Two new endowed chairs expanded the department in a Celtic direction. In 2006 Peter Kuch was appointed as Eamon Cleary Professor of Irish Studies and in 2009 Liam McIlvanney became Stuart Professor of Scottish Studies. Both are literary scholars (and McIlvanney has a sideline as a crime writer). They provided intellectual stimulation to an English Department already a mix of the old and the new: along with esteemed scholars of historic writers (for instance, Jane Austen expert Jocelyn Harris) it employed up-and-comers with interests in digital literature, post-colonial literature and the avant-garde, among other fields. Its writing programme was also a ‘sizeable operation’. Meanwhile, Middle English, Old English and Old Norse were still spake here.
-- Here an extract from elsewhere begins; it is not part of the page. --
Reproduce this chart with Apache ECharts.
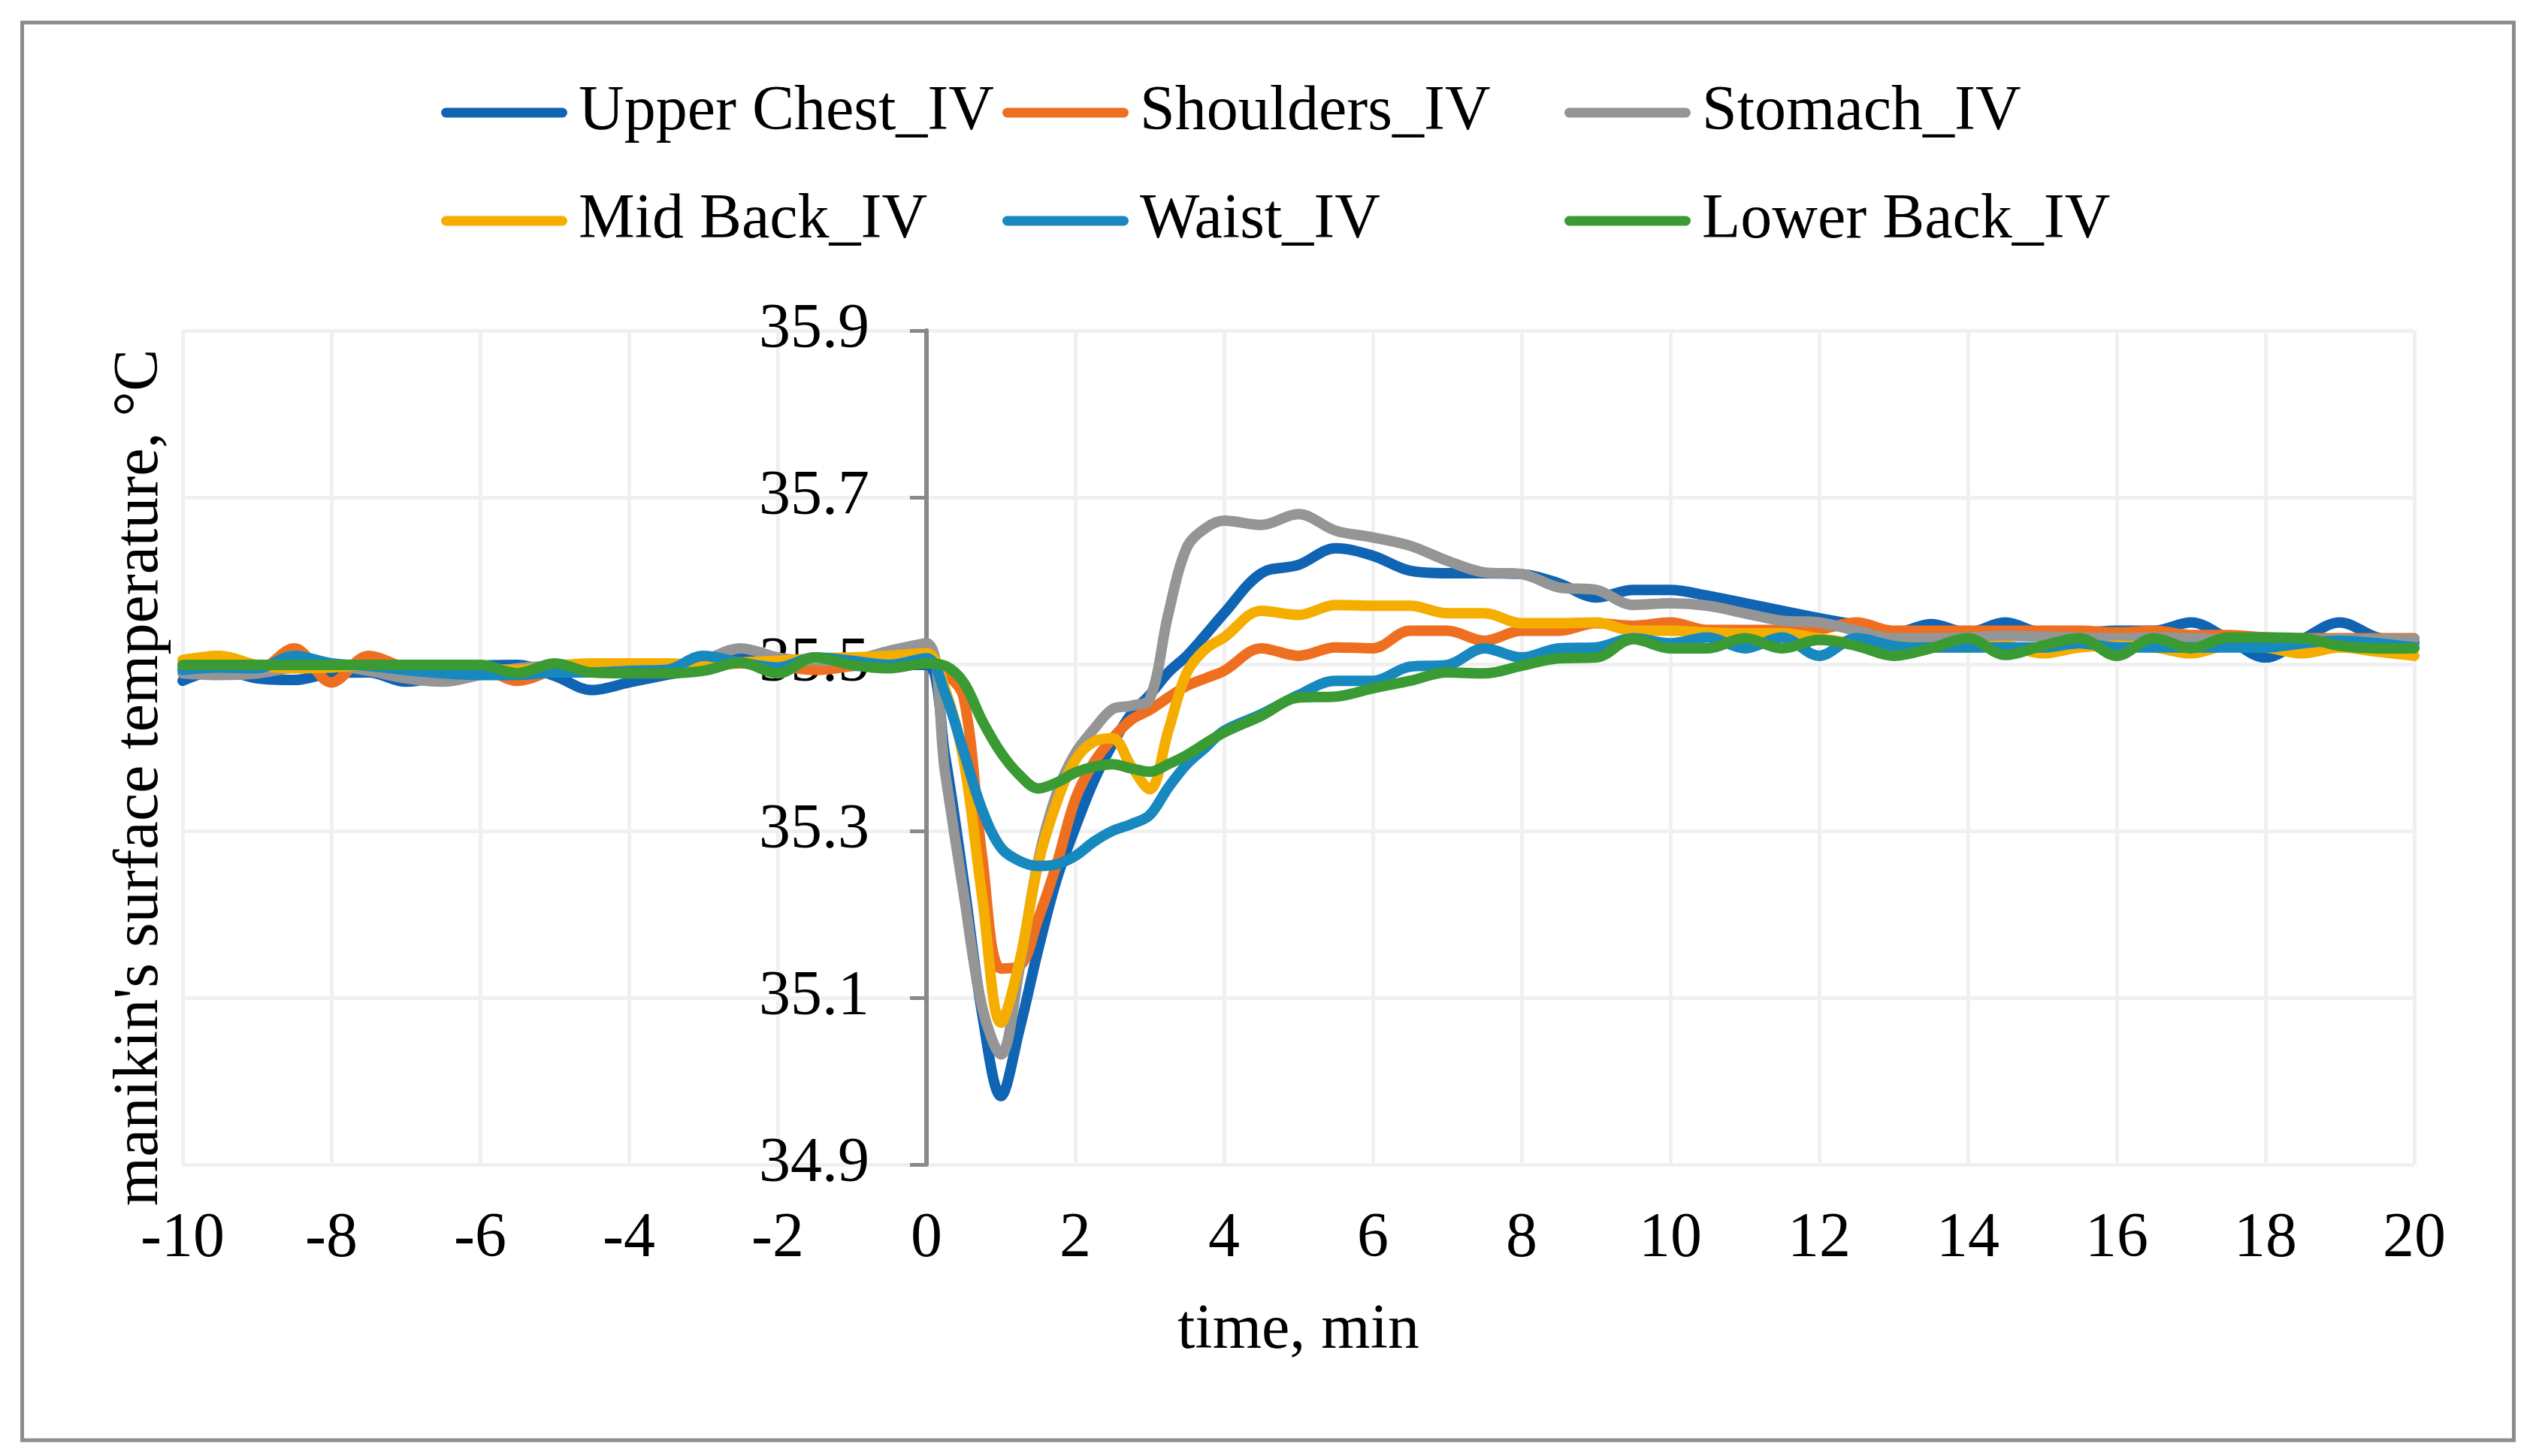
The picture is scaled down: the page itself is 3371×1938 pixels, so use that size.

Rick McGregor, a 1992 PhD graduate, came from Auckland to research the use of Icelandic sagas by a modern Swedish writer because Old Norse remained on offer in the south; Otago’s blend of conservatism and innovation has distinct advantages!

Chaucer, the English Department’s first text, has never gone out of fashion. Giving a Chaucer reading at Colin Gibson’s retirement function in 1998 are, from left: Greg Waite, Nicola Cummins, Bill Dean and Colin Gibson. Image courtesy of the English and Linguistics Department.